| Work to do |
Copy, exactly and only, the lines from the one with "Clone this chart in seaborn and matplotlib." up to and including the one with "from matplotlib.lines import Line2D", leaving pictures out.

| Given data |
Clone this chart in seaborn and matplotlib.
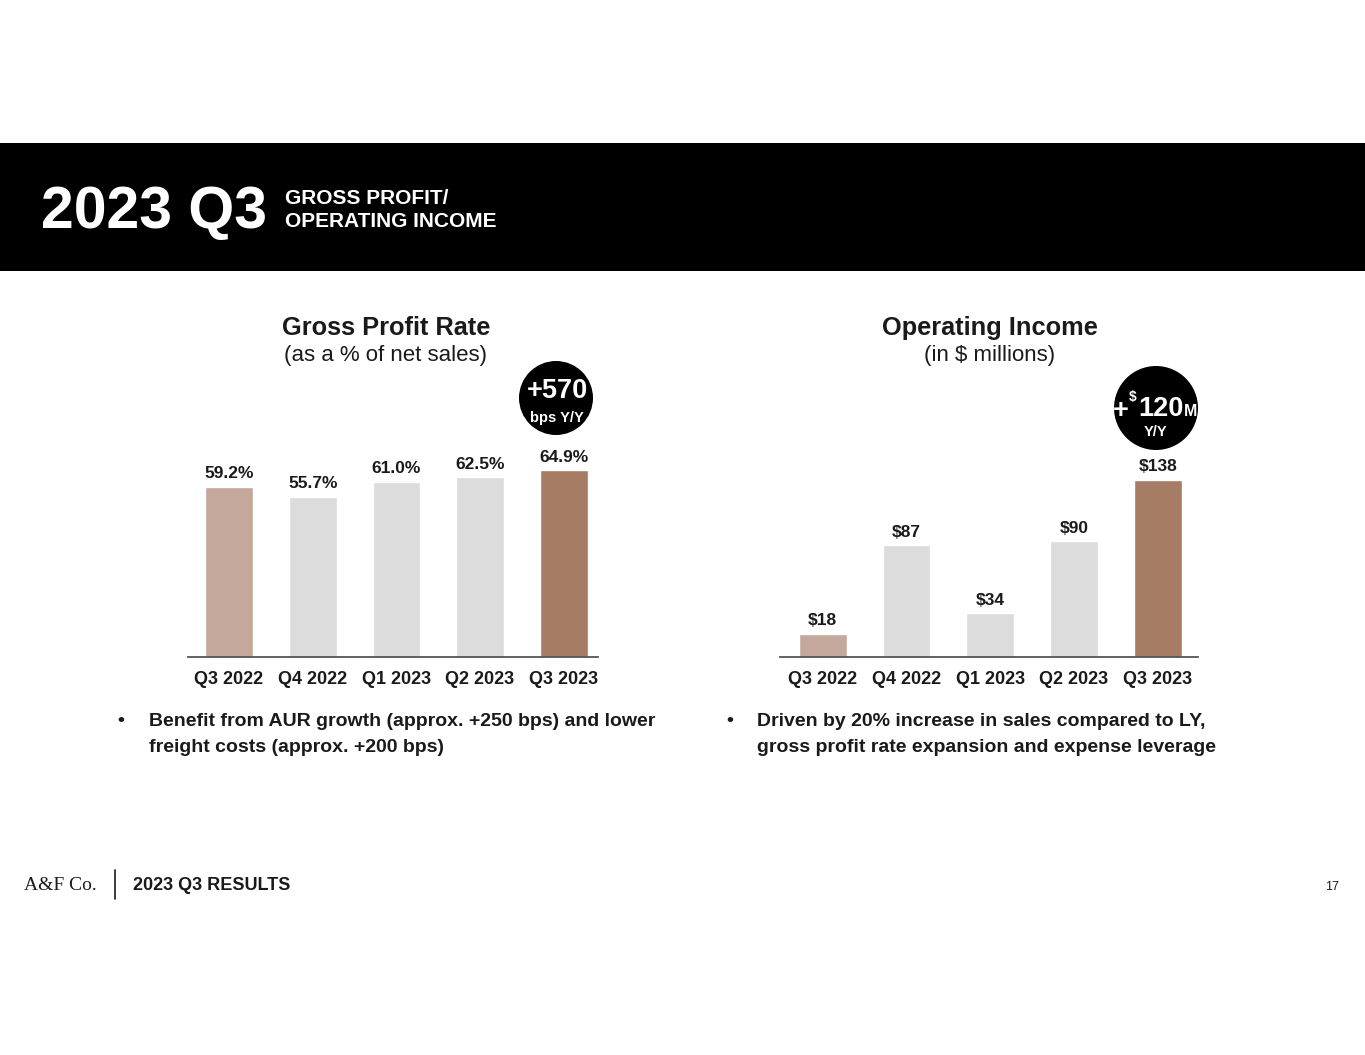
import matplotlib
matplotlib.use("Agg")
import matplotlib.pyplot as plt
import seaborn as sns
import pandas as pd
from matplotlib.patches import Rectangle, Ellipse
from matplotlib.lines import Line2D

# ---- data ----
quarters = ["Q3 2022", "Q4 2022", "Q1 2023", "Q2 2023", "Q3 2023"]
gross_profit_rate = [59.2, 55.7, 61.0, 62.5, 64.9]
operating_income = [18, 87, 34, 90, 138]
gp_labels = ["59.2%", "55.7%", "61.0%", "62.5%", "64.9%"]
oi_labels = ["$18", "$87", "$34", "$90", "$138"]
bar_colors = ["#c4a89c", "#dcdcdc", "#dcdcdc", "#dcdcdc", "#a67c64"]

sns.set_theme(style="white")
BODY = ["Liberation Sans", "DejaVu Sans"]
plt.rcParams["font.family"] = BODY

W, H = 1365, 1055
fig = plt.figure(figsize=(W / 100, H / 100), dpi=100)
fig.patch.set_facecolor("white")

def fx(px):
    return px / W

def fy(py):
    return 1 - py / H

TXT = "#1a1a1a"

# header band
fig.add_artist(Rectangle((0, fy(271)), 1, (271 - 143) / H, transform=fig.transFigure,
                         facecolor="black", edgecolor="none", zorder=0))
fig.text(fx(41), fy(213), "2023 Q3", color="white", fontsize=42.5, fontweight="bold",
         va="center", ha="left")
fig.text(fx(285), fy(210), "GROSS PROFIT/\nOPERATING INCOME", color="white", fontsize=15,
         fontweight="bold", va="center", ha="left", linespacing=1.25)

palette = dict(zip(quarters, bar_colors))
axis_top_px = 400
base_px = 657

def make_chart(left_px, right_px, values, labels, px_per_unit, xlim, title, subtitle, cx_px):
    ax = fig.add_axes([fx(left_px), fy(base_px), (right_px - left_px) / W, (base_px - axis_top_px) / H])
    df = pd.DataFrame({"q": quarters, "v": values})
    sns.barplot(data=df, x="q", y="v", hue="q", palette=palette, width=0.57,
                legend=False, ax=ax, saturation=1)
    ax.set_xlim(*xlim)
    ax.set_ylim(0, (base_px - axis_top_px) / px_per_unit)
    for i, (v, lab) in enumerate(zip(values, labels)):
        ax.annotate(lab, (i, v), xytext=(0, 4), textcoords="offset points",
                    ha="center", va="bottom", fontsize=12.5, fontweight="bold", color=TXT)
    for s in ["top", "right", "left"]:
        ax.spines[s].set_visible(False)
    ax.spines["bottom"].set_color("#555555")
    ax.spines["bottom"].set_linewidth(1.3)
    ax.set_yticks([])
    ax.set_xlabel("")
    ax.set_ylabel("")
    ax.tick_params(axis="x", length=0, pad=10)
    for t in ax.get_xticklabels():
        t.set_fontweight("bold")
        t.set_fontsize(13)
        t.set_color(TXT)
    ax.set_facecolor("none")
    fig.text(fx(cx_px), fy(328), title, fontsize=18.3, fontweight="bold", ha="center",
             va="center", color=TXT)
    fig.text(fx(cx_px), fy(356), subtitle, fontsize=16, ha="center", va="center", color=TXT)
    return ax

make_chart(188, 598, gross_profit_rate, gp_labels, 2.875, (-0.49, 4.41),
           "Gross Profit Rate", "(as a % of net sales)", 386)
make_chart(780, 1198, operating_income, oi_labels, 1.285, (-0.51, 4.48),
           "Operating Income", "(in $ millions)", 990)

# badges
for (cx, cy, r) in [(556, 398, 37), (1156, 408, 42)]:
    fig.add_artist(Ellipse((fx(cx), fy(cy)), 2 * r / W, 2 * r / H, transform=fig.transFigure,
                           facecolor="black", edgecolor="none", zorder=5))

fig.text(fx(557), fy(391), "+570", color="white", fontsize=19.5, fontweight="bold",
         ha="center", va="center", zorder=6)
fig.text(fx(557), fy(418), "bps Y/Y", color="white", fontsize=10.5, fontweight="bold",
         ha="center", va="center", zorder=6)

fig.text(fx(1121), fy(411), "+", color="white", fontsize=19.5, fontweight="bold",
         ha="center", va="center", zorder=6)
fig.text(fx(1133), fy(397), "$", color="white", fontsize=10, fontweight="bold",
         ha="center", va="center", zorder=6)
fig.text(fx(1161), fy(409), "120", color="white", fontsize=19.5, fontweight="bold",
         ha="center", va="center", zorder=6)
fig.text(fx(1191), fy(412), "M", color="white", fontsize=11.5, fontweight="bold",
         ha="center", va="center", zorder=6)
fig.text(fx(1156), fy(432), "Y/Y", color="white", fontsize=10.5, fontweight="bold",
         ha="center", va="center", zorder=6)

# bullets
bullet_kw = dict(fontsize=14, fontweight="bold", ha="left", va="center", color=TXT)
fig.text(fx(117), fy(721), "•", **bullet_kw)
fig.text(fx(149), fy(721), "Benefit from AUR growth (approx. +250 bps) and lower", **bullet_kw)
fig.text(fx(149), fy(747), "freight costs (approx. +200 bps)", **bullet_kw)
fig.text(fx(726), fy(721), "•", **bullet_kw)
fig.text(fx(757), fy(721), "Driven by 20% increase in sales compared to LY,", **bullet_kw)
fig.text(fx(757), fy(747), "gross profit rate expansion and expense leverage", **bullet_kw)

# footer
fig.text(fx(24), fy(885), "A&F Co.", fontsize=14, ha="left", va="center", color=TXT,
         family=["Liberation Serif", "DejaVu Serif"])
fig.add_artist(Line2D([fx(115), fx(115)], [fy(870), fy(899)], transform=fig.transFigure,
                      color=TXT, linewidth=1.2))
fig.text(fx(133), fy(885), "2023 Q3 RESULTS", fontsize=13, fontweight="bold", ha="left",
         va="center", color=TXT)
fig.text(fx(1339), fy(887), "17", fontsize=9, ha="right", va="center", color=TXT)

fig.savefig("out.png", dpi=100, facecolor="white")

---

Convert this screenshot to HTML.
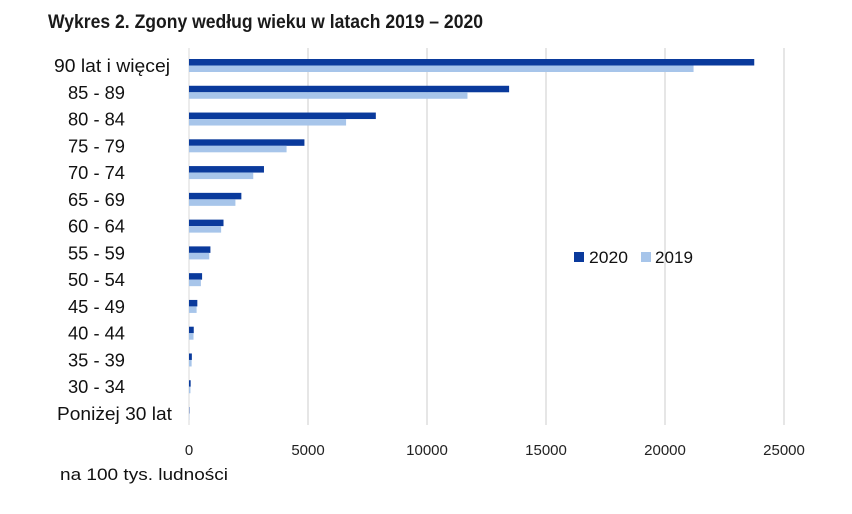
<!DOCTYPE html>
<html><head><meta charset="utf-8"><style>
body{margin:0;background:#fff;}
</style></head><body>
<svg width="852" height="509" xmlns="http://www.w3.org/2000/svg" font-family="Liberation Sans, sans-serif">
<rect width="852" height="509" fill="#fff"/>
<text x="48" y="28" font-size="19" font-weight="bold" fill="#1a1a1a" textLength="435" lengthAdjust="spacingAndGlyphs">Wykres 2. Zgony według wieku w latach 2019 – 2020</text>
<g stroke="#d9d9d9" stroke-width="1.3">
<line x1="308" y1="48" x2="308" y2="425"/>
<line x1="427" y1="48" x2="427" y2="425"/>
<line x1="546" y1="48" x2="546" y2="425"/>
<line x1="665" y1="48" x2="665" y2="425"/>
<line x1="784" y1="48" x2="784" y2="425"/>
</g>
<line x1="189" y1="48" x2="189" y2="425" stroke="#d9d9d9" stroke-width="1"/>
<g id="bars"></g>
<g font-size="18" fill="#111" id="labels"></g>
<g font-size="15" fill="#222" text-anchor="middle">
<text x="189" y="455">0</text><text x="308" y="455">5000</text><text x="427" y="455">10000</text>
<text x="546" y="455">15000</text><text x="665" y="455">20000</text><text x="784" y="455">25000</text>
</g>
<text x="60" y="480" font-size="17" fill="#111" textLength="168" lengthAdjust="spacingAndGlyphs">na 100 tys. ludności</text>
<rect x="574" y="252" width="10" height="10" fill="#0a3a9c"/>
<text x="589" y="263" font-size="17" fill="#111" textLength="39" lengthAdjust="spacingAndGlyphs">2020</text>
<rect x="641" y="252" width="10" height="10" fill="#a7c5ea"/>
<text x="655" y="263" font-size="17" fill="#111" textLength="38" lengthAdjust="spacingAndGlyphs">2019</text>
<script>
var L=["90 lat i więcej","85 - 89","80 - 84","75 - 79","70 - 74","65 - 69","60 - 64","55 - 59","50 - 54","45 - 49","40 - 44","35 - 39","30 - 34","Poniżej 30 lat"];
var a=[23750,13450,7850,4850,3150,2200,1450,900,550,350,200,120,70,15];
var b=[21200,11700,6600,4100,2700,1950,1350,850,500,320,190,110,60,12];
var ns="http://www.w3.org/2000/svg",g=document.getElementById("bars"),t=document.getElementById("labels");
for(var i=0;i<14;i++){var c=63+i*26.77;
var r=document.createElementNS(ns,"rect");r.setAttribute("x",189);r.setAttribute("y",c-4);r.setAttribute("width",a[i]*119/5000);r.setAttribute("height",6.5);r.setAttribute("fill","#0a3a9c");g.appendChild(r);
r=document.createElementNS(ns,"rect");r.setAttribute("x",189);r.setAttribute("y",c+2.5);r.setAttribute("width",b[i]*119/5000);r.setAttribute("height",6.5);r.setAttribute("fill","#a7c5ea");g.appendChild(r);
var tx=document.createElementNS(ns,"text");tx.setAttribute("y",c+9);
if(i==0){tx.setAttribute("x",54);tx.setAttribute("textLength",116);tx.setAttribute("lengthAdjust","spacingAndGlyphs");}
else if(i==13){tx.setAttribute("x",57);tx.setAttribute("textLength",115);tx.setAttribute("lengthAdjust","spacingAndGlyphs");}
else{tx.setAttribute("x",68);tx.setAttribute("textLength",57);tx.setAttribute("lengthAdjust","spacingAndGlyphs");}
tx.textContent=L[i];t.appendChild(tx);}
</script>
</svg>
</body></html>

==

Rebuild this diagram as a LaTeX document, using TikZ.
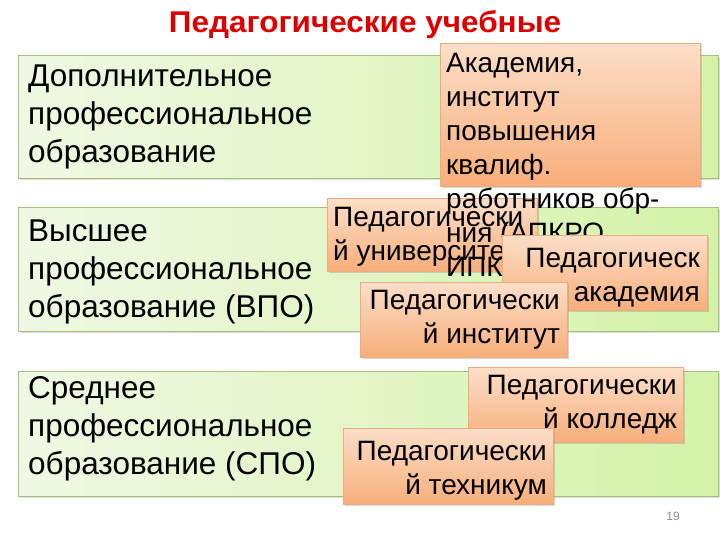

| Task output |
Clone this chart in seaborn and matplotlib.
import matplotlib
matplotlib.use("Agg")
import matplotlib.pyplot as plt
import seaborn as sns
import pandas as pd
from matplotlib.patches import Rectangle, Ellipse
from matplotlib.lines import Line2D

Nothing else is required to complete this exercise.